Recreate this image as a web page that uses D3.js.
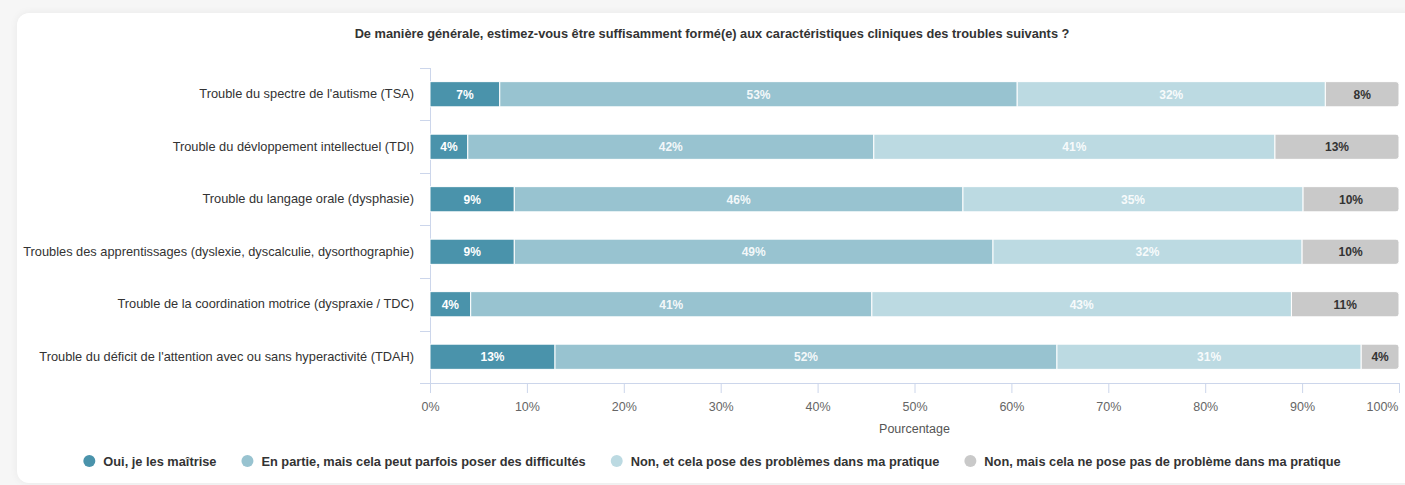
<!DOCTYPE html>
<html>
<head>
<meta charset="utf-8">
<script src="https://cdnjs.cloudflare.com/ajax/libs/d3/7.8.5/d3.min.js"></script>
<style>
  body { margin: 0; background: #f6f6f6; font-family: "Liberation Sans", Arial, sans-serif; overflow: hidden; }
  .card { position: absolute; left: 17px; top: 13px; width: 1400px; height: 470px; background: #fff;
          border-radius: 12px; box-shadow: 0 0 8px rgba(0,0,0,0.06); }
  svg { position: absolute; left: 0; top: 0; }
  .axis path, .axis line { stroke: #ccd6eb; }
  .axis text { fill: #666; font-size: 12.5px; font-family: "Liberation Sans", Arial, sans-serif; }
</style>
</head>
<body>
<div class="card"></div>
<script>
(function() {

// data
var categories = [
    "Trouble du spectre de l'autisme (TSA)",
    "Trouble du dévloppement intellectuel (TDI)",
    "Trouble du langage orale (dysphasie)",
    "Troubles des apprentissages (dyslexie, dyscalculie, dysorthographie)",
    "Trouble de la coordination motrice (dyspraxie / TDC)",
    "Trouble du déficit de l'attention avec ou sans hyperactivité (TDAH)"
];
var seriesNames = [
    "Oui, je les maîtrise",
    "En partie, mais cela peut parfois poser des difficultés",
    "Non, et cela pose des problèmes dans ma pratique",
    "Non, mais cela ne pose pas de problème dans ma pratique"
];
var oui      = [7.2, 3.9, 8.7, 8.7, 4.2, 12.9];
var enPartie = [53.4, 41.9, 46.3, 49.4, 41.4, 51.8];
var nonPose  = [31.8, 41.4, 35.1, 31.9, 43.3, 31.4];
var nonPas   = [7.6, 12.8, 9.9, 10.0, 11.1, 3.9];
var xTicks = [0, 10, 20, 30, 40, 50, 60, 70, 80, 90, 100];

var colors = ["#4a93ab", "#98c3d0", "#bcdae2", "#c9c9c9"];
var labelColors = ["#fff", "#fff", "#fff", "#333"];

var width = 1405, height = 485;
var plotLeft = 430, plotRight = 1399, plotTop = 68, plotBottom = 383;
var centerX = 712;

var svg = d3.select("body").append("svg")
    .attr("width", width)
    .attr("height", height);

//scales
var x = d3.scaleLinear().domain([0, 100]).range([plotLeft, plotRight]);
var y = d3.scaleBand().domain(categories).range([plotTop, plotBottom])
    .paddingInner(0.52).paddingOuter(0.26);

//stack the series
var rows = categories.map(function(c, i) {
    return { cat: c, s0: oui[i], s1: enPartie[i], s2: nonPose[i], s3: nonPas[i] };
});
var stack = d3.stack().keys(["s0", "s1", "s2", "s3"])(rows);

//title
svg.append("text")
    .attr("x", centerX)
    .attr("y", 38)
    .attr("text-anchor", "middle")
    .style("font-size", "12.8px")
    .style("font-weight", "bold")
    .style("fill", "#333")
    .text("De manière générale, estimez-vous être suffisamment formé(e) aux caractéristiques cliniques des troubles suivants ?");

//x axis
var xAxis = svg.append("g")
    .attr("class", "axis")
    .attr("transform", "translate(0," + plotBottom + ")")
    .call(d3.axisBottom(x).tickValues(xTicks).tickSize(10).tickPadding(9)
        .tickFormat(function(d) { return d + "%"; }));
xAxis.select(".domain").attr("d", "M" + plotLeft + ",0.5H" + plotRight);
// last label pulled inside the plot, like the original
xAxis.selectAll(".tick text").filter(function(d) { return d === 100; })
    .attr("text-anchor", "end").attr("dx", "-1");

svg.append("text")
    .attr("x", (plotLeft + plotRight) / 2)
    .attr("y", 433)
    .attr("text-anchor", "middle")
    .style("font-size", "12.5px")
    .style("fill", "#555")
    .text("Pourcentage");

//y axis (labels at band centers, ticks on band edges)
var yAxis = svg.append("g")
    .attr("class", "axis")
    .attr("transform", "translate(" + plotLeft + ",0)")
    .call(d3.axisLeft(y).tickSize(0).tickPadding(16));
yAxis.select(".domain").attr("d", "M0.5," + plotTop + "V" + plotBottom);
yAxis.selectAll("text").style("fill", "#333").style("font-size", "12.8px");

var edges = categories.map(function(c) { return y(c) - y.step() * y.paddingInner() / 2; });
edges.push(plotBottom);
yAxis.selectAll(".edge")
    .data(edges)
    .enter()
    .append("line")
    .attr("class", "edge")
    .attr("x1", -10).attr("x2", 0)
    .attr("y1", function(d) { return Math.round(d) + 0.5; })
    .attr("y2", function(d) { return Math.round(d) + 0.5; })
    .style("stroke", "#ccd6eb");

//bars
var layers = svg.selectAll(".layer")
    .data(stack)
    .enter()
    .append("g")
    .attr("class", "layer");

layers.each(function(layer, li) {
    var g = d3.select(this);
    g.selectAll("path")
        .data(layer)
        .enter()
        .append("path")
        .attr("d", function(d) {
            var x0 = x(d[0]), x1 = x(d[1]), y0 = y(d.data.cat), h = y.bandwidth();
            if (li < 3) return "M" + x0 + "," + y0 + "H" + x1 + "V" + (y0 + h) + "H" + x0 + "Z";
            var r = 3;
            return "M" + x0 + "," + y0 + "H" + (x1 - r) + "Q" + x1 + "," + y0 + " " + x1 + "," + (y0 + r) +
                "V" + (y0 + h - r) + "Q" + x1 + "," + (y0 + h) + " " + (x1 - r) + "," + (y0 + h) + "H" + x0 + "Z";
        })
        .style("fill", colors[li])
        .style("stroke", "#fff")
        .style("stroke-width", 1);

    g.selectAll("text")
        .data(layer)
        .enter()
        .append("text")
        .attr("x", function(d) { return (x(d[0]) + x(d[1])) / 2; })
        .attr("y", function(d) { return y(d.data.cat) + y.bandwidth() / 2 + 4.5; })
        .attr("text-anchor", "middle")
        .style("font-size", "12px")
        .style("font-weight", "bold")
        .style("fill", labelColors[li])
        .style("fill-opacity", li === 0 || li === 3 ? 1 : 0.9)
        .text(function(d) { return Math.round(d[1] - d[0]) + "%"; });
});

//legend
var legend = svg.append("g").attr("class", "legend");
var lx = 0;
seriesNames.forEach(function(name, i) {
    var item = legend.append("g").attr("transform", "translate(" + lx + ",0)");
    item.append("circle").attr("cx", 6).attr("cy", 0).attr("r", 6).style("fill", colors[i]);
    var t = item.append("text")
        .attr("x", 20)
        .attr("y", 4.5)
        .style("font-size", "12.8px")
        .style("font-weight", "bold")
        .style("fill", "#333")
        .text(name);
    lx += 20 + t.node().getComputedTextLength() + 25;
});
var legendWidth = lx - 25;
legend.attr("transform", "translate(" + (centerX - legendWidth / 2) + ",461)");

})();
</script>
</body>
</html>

STATED EXERCISE
Write the listing out a second time exactly, dropping all images.

FINISHED TASK
Recreate this image as a web page that uses D3.js.
<!DOCTYPE html>
<html>
<head>
<meta charset="utf-8">
<script src="https://cdnjs.cloudflare.com/ajax/libs/d3/7.8.5/d3.min.js"></script>
<style>
  body { margin: 0; background: #f6f6f6; font-family: "Liberation Sans", Arial, sans-serif; overflow: hidden; }
  .card { position: absolute; left: 17px; top: 13px; width: 1400px; height: 470px; background: #fff;
          border-radius: 12px; box-shadow: 0 0 8px rgba(0,0,0,0.06); }
  svg { position: absolute; left: 0; top: 0; }
  .axis path, .axis line { stroke: #ccd6eb; }
  .axis text { fill: #666; font-size: 12.5px; font-family: "Liberation Sans", Arial, sans-serif; }
</style>
</head>
<body>
<div class="card"></div>
<script>
(function() {

// data
var categories = [
    "Trouble du spectre de l'autisme (TSA)",
    "Trouble du dévloppement intellectuel (TDI)",
    "Trouble du langage orale (dysphasie)",
    "Troubles des apprentissages (dyslexie, dyscalculie, dysorthographie)",
    "Trouble de la coordination motrice (dyspraxie / TDC)",
    "Trouble du déficit de l'attention avec ou sans hyperactivité (TDAH)"
];
var seriesNames = [
    "Oui, je les maîtrise",
    "En partie, mais cela peut parfois poser des difficultés",
    "Non, et cela pose des problèmes dans ma pratique",
    "Non, mais cela ne pose pas de problème dans ma pratique"
];
var oui      = [7.2, 3.9, 8.7, 8.7, 4.2, 12.9];
var enPartie = [53.4, 41.9, 46.3, 49.4, 41.4, 51.8];
var nonPose  = [31.8, 41.4, 35.1, 31.9, 43.3, 31.4];
var nonPas   = [7.6, 12.8, 9.9, 10.0, 11.1, 3.9];
var xTicks = [0, 10, 20, 30, 40, 50, 60, 70, 80, 90, 100];

var colors = ["#4a93ab", "#98c3d0", "#bcdae2", "#c9c9c9"];
var labelColors = ["#fff", "#fff", "#fff", "#333"];

var width = 1405, height = 485;
var plotLeft = 430, plotRight = 1399, plotTop = 68, plotBottom = 383;
var centerX = 712;

var svg = d3.select("body").append("svg")
    .attr("width", width)
    .attr("height", height);

//scales
var x = d3.scaleLinear().domain([0, 100]).range([plotLeft, plotRight]);
var y = d3.scaleBand().domain(categories).range([plotTop, plotBottom])
    .paddingInner(0.52).paddingOuter(0.26);

//stack the series
var rows = categories.map(function(c, i) {
    return { cat: c, s0: oui[i], s1: enPartie[i], s2: nonPose[i], s3: nonPas[i] };
});
var stack = d3.stack().keys(["s0", "s1", "s2", "s3"])(rows);

//title
svg.append("text")
    .attr("x", centerX)
    .attr("y", 38)
    .attr("text-anchor", "middle")
    .style("font-size", "12.8px")
    .style("font-weight", "bold")
    .style("fill", "#333")
    .text("De manière générale, estimez-vous être suffisamment formé(e) aux caractéristiques cliniques des troubles suivants ?");

//x axis
var xAxis = svg.append("g")
    .attr("class", "axis")
    .attr("transform", "translate(0," + plotBottom + ")")
    .call(d3.axisBottom(x).tickValues(xTicks).tickSize(10).tickPadding(9)
        .tickFormat(function(d) { return d + "%"; }));
xAxis.select(".domain").attr("d", "M" + plotLeft + ",0.5H" + plotRight);
// last label pulled inside the plot, like the original
xAxis.selectAll(".tick text").filter(function(d) { return d === 100; })
    .attr("text-anchor", "end").attr("dx", "-1");

svg.append("text")
    .attr("x", (plotLeft + plotRight) / 2)
    .attr("y", 433)
    .attr("text-anchor", "middle")
    .style("font-size", "12.5px")
    .style("fill", "#555")
    .text("Pourcentage");

//y axis (labels at band centers, ticks on band edges)
var yAxis = svg.append("g")
    .attr("class", "axis")
    .attr("transform", "translate(" + plotLeft + ",0)")
    .call(d3.axisLeft(y).tickSize(0).tickPadding(16));
yAxis.select(".domain").attr("d", "M0.5," + plotTop + "V" + plotBottom);
yAxis.selectAll("text").style("fill", "#333").style("font-size", "12.8px");

var edges = categories.map(function(c) { return y(c) - y.step() * y.paddingInner() / 2; });
edges.push(plotBottom);
yAxis.selectAll(".edge")
    .data(edges)
    .enter()
    .append("line")
    .attr("class", "edge")
    .attr("x1", -10).attr("x2", 0)
    .attr("y1", function(d) { return Math.round(d) + 0.5; })
    .attr("y2", function(d) { return Math.round(d) + 0.5; })
    .style("stroke", "#ccd6eb");

//bars
var layers = svg.selectAll(".layer")
    .data(stack)
    .enter()
    .append("g")
    .attr("class", "layer");

layers.each(function(layer, li) {
    var g = d3.select(this);
    g.selectAll("path")
        .data(layer)
        .enter()
        .append("path")
        .attr("d", function(d) {
            var x0 = x(d[0]), x1 = x(d[1]), y0 = y(d.data.cat), h = y.bandwidth();
            if (li < 3) return "M" + x0 + "," + y0 + "H" + x1 + "V" + (y0 + h) + "H" + x0 + "Z";
            var r = 3;
            return "M" + x0 + "," + y0 + "H" + (x1 - r) + "Q" + x1 + "," + y0 + " " + x1 + "," + (y0 + r) +
                "V" + (y0 + h - r) + "Q" + x1 + "," + (y0 + h) + " " + (x1 - r) + "," + (y0 + h) + "H" + x0 + "Z";
        })
        .style("fill", colors[li])
        .style("stroke", "#fff")
        .style("stroke-width", 1);

    g.selectAll("text")
        .data(layer)
        .enter()
        .append("text")
        .attr("x", function(d) { return (x(d[0]) + x(d[1])) / 2; })
        .attr("y", function(d) { return y(d.data.cat) + y.bandwidth() / 2 + 4.5; })
        .attr("text-anchor", "middle")
        .style("font-size", "12px")
        .style("font-weight", "bold")
        .style("fill", labelColors[li])
        .style("fill-opacity", li === 0 || li === 3 ? 1 : 0.9)
        .text(function(d) { return Math.round(d[1] - d[0]) + "%"; });
});

//legend
var legend = svg.append("g").attr("class", "legend");
var lx = 0;
seriesNames.forEach(function(name, i) {
    var item = legend.append("g").attr("transform", "translate(" + lx + ",0)");
    item.append("circle").attr("cx", 6).attr("cy", 0).attr("r", 6).style("fill", colors[i]);
    var t = item.append("text")
        .attr("x", 20)
        .attr("y", 4.5)
        .style("font-size", "12.8px")
        .style("font-weight", "bold")
        .style("fill", "#333")
        .text(name);
    lx += 20 + t.node().getComputedTextLength() + 25;
});
var legendWidth = lx - 25;
legend.attr("transform", "translate(" + (centerX - legendWidth / 2) + ",461)");

})();
</script>
</body>
</html>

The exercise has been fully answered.